Updated

When it comes to incompetence, losing money and union muscle-flexing, the U.S. Postal Service always delivers.

A recently released audit by the USPS Office of Inspector General shows Postal Service officials failed to follow proper procedures and wildly overestimated potential savings when it awarded a contract for mailbox maintenance in 18 states to Diebold, Inc., in 2011.

The audit was done at the request of Iowa’s Sen. Charles Grassley, after Grassley was contacted by Ankeny postal worker Kirk Gardino. Gardino, whose job doing mailbox maintenance was outsourced to Diebold under the contract, was convinced outsourcing the work couldn’t possibly provide the savings the Postal Service claimed it would.

Gardino was right.

The IG determined the Postal Service had overestimated yearly savings by $6.8 million.

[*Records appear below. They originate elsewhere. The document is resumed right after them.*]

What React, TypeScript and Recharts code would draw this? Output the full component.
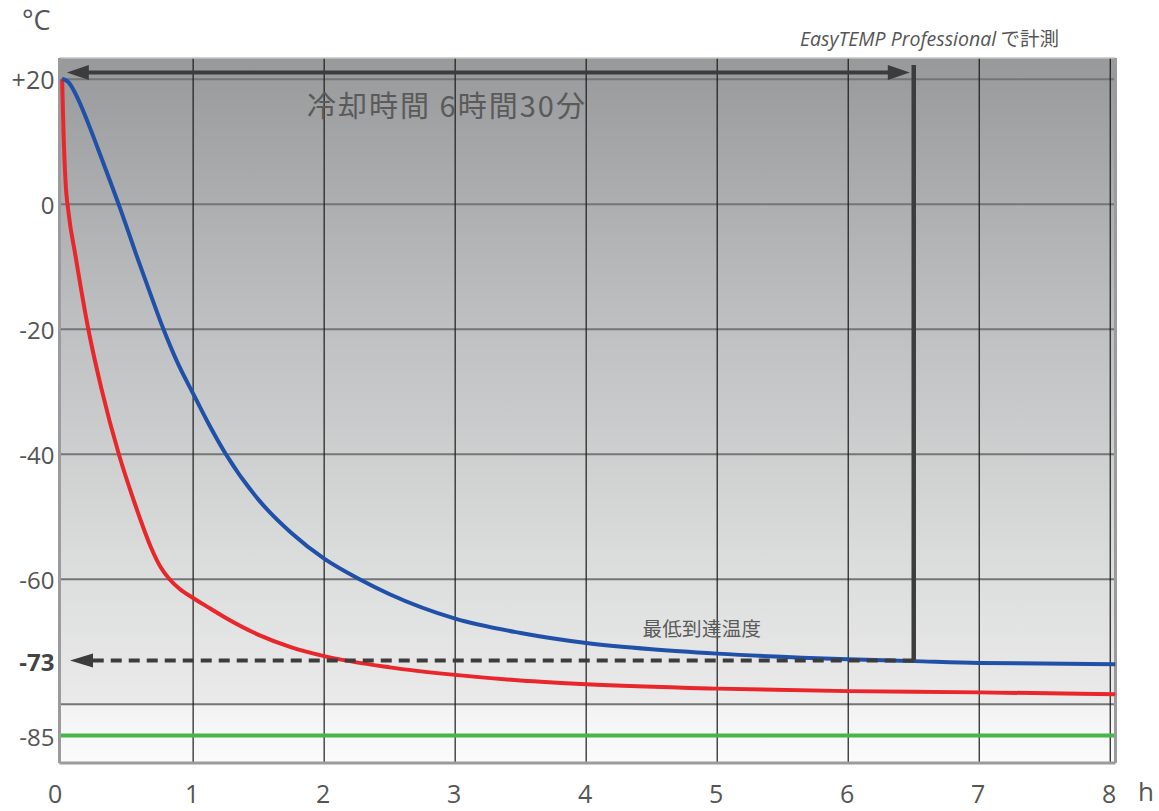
import React from 'react';
import { LineChart, Line, XAxis, YAxis, ReferenceLine, ReferenceArea, ReferenceDot } from 'recharts';

// ---- data ----
const hourTicks = [0, 1, 2, 3, 4, 5, 6, 7, 8];
const tempTicks = [20, 0, -20, -40, -60, -73, -85];
const gridTemps = [20, 0, -20, -40, -60, -80];
const gridHours = [1, 2, 3, 4, 5, 6, 7, 8];

const blueTime = [0, 0.05, 0.12, 0.2, 0.3, 0.44, 0.58, 0.68, 0.77, 0.88, 1.0, 1.12, 1.25, 1.5, 1.75, 2.0, 2.27, 2.5, 3.0, 3.5, 4.0, 4.5, 5.0, 6.0, 6.5, 7.0, 8.04];
const blueTemp = [20.1, 19.5, 16.9, 12.9, 7.4, -0.5, -8.9, -14.7, -19.8, -25.3, -30.3, -35.2, -40, -47.3, -52.6, -56.7, -60, -62.4, -66.3, -68.6, -70.2, -71.2, -71.9, -72.8, -73.1, -73.4, -73.6];

const redTime = [0, 0.01, 0.025, 0.05, 0.1, 0.2, 0.3, 0.433, 0.55, 0.6, 0.68, 0.75, 0.82, 0.9, 1.0, 1.1, 1.25, 1.5, 1.75, 2.0, 2.5, 3.0, 3.5, 4.0, 5.0, 6.0, 7.0, 8.04];
const redTemp = [20, 12, 4, -1.5, -8, -20, -29.5, -40, -47.6, -50.6, -55.0, -58.0, -60.0, -61.6, -63.0, -64.3, -66.2, -68.9, -70.9, -72.3, -74.1, -75.3, -76.2, -76.8, -77.5, -77.9, -78.1, -78.4];

const coolingHours = 6.5;
const minTemp = -73;
const floorTemp = -85;
const arrowTemp = 21.1;
const arrowLeftTip = 0.036;
const arrowRightTip = 6.47;
const dashLeftTip = 0.06;
const xDomain = [-0.02, 8.04];
const yDomain = [-89.4, 23.4];

const coolLabel = '冷却時間 6時間30分';
const coolLabelPos = { t: 1.87, v: 16.0 };
const minLabel = '最低到達温度';
const minLabelPos = { t: 4.43, v: -67.7 };

const blueData = blueTime.map((t, i) => ({ t, v: blueTemp[i] }));
const redData = redTime.map((t, i) => ({ t, v: redTemp[i] }));

const FONT = '"Open Sans", "Noto Sans", sans-serif';
const CJK = '"Noto Sans CJK JP", "Open Sans", sans-serif';
const DARK = '#3c3c3c';

const XTick = (props: any) => {
  const { x, y, payload } = props;
  return (
    <text x={x + (payload.value === 0 ? -7 : -1)} y={y + 40} textAnchor="middle" fill="#555" fontSize={25} fontFamily={FONT}>
      {payload.value}
    </text>
  );
};

const YTick = (props: any) => {
  const { x, y, payload } = props;
  const v = payload.value;
  const bold = v === minTemp;
  return (
    <text x={x - 5} y={y + 10} textAnchor="end" fill={bold ? '#444' : '#555'} fontWeight={bold ? 700 : 400} fontSize={v > 0 ? 25 : 24} fontFamily={FONT}>
      {v > 0 ? `+${v}` : `${v}`}
    </text>
  );
};

const leftHead = (len: number, half: number) => (p: any) => (
  <polygon points={`${p.cx},${p.cy} ${p.cx + len},${p.cy - half} ${p.cx + len},${p.cy + half}`} fill={DARK} />
);
const rightHead = (len: number, half: number) => (p: any) => (
  <polygon points={`${p.cx},${p.cy} ${p.cx - len},${p.cy - half} ${p.cx - len},${p.cy + half}`} fill={DARK} />
);
const textShape = (txt: string, size: number, spacing: number) => (p: any) => (
  <text x={p.cx} y={p.cy} fill="#5a5a5a" fontSize={size} letterSpacing={spacing} fontFamily={CJK} dominantBaseline="central">
    {txt}
  </text>
);

export default function App() {
  return (
    <div style={{ position: 'absolute', left: 0, top: 0, width: 1159, height: 811, background: '#fff' }}>
      <svg width={0} height={0} style={{ position: 'absolute' }}>
        <defs>
          <linearGradient id="bgGrad" x1="0" y1="0" x2="0" y2="1">
            <stop offset="0%" stopColor="#97999b" />
            <stop offset="35%" stopColor="#bbbdbe" />
            <stop offset="70%" stopColor="#dadbdb" />
            <stop offset="91.5%" stopColor="#eaeaea" />
            <stop offset="92%" stopColor="#f3f3f3" />
            <stop offset="100%" stopColor="#fbfbfb" />
          </linearGradient>
        </defs>
      </svg>
      <div style={{ position: 'absolute', left: 22, top: 6, fontFamily: FONT, fontSize: 27, color: '#555', lineHeight: 1 }}>°C</div>
      <div style={{ position: 'absolute', left: 800, top: 28, fontFamily: FONT, fontSize: 19.5, color: '#555', lineHeight: 1, whiteSpace: 'nowrap' }}>
        <span style={{ fontStyle: 'italic' }}>EasyTEMP Professional</span>
        <span style={{ fontFamily: CJK }}> で計測</span>
      </div>
      <div style={{ position: 'absolute', left: 1138, top: 778, fontFamily: FONT, fontSize: 26, color: '#555', lineHeight: 1 }}>h</div>
      <LineChart width={1159} height={811} margin={{ top: 58, right: 43.5, bottom: 0, left: 0 }}>
        <XAxis
          type="number"
          dataKey="t"
          domain={xDomain}
          ticks={hourTicks}
          allowDataOverflow
          axisLine={false}
          tickLine={false}
          tickSize={0}
          tickMargin={0}
          height={48}
          tick={<XTick />}
        />
        <YAxis
          type="number"
          dataKey="v"
          domain={yDomain}
          ticks={tempTicks}
          allowDataOverflow
          axisLine={false}
          tickLine={false}
          tickSize={0}
          tickMargin={0}
          width={59.5}
          tick={<YTick />}
        />
        <ReferenceArea x1={xDomain[0]} x2={xDomain[1]} y1={yDomain[0]} y2={yDomain[1]} fill="url(#bgGrad)" fillOpacity={1} stroke="none" />
        {gridTemps.map((g) => (
          <ReferenceLine key={'h' + g} y={g} stroke="#747576" strokeWidth={2} />
        ))}
        {gridHours.map((h) => (
          <ReferenceLine key={'v' + h} x={h} stroke="#1c1c1c" strokeWidth={1.2} />
        ))}
        <ReferenceLine y={floorTemp} stroke="#47b54a" strokeWidth={4} />
        <ReferenceLine y={yDomain[1]} stroke="#c4c4c4" strokeWidth={1.5} />
        <ReferenceLine x={xDomain[0]} stroke="#9b9b9e" strokeWidth={3} />
        <ReferenceLine x={xDomain[1]} stroke="#9b9b9e" strokeWidth={3} />
        <ReferenceLine y={yDomain[0]} stroke="#9b9b9e" strokeWidth={3} />

        <Line data={redData} dataKey="v" type="monotone" stroke="#e8262b" strokeWidth={4} dot={false} isAnimationActive={false} />
        <Line data={blueData} dataKey="v" type="monotone" stroke="#2150a8" strokeWidth={4} dot={false} isAnimationActive={false} />

        <ReferenceLine segment={[{ x: arrowLeftTip + 0.1, y: arrowTemp }, { x: arrowRightTip - 0.1, y: arrowTemp }]} stroke={DARK} strokeWidth={4} />
        <ReferenceDot x={arrowLeftTip} y={arrowTemp} r={0} shape={leftHead(22, 7.5)} />
        <ReferenceDot x={arrowRightTip} y={arrowTemp} r={0} shape={rightHead(22, 7.5)} />
        <ReferenceLine segment={[{ x: coolingHours, y: 22.3 }, { x: coolingHours, y: minTemp }]} stroke={DARK} strokeWidth={4.5} />
        <ReferenceLine segment={[{ x: coolingHours, y: minTemp }, { x: dashLeftTip + 0.1, y: minTemp }]} stroke={DARK} strokeWidth={4} strokeDasharray="11 7" />
        <ReferenceDot x={dashLeftTip} y={minTemp} r={0} shape={leftHead(23, 7)} />
        <ReferenceDot x={coolLabelPos.t} y={coolLabelPos.v} r={0} shape={textShape(coolLabel, 29, 2)} />
        <ReferenceDot x={minLabelPos.t} y={minLabelPos.v} r={0} shape={textShape(minLabel, 19.5, 0.3)} />
      </LineChart>
    </div>
  );
}
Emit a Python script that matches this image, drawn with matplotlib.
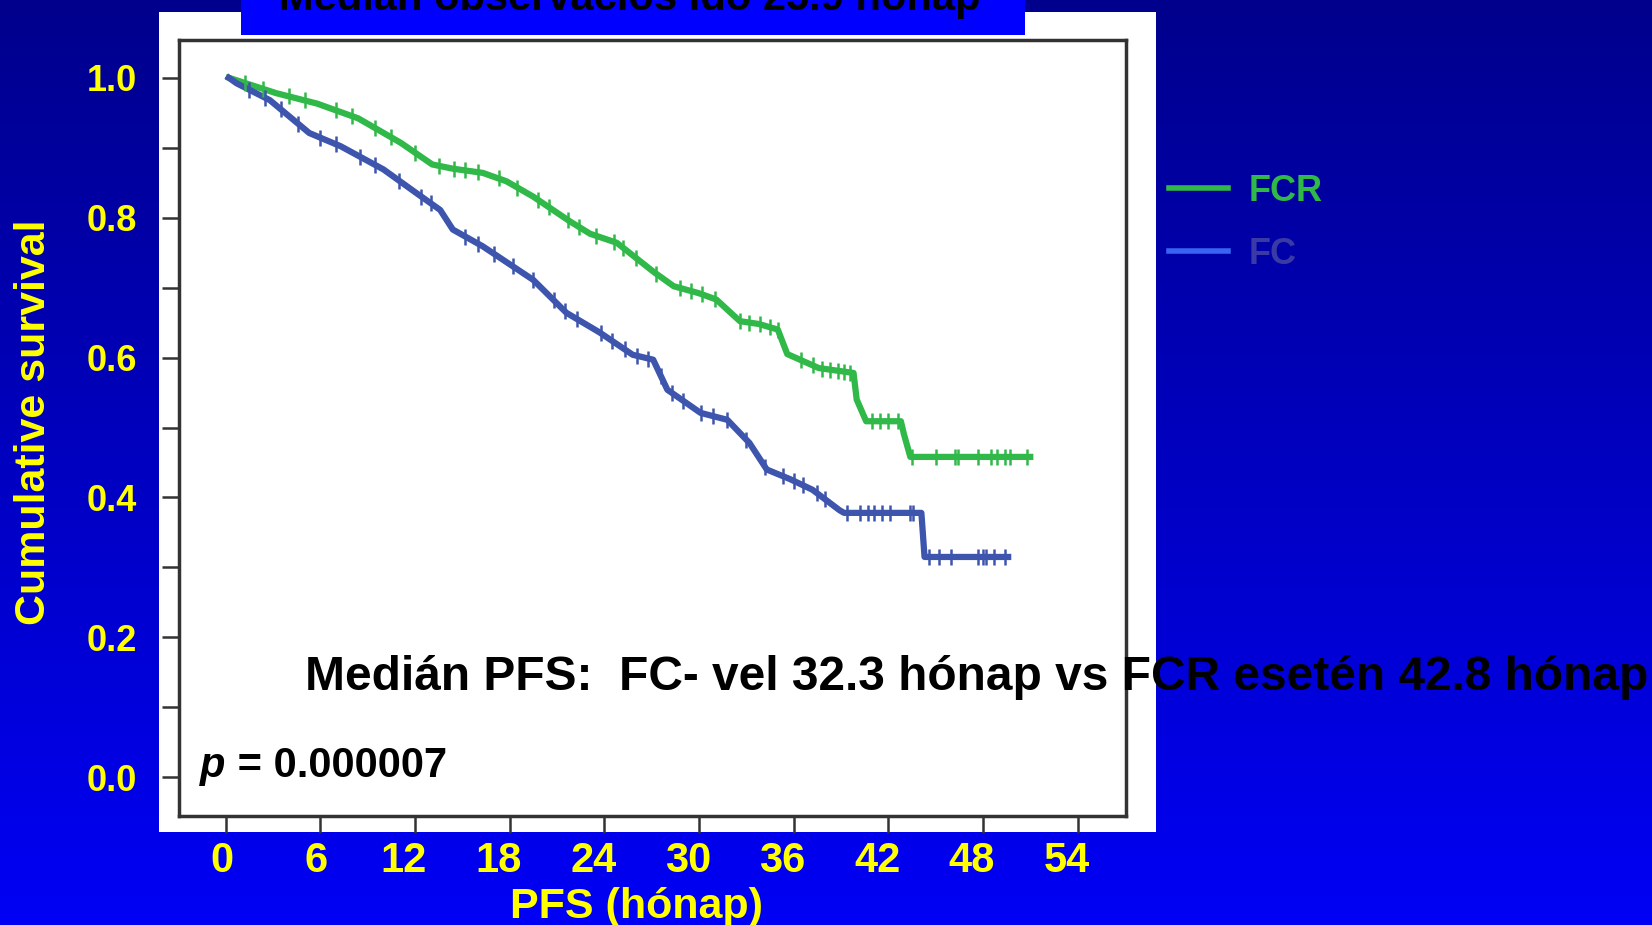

According to the report, the contracting officer for maintenance operations for the Postal Service’s Western Area, which encompasses all the states west of the Mississippi except California, Texas, Oklahoma and Hawaii, took bids on the work without conducting any analysis to determine what mailbox maintenance for the area should cost. The officer simply accepted Diebold’s bid as “fair and reasonable” after deciding Diebold was the only bidder that had “the technical capacity to do the work for the entire Western Area.”

How he concluded the amount the contract would save the Postal Service is unclear.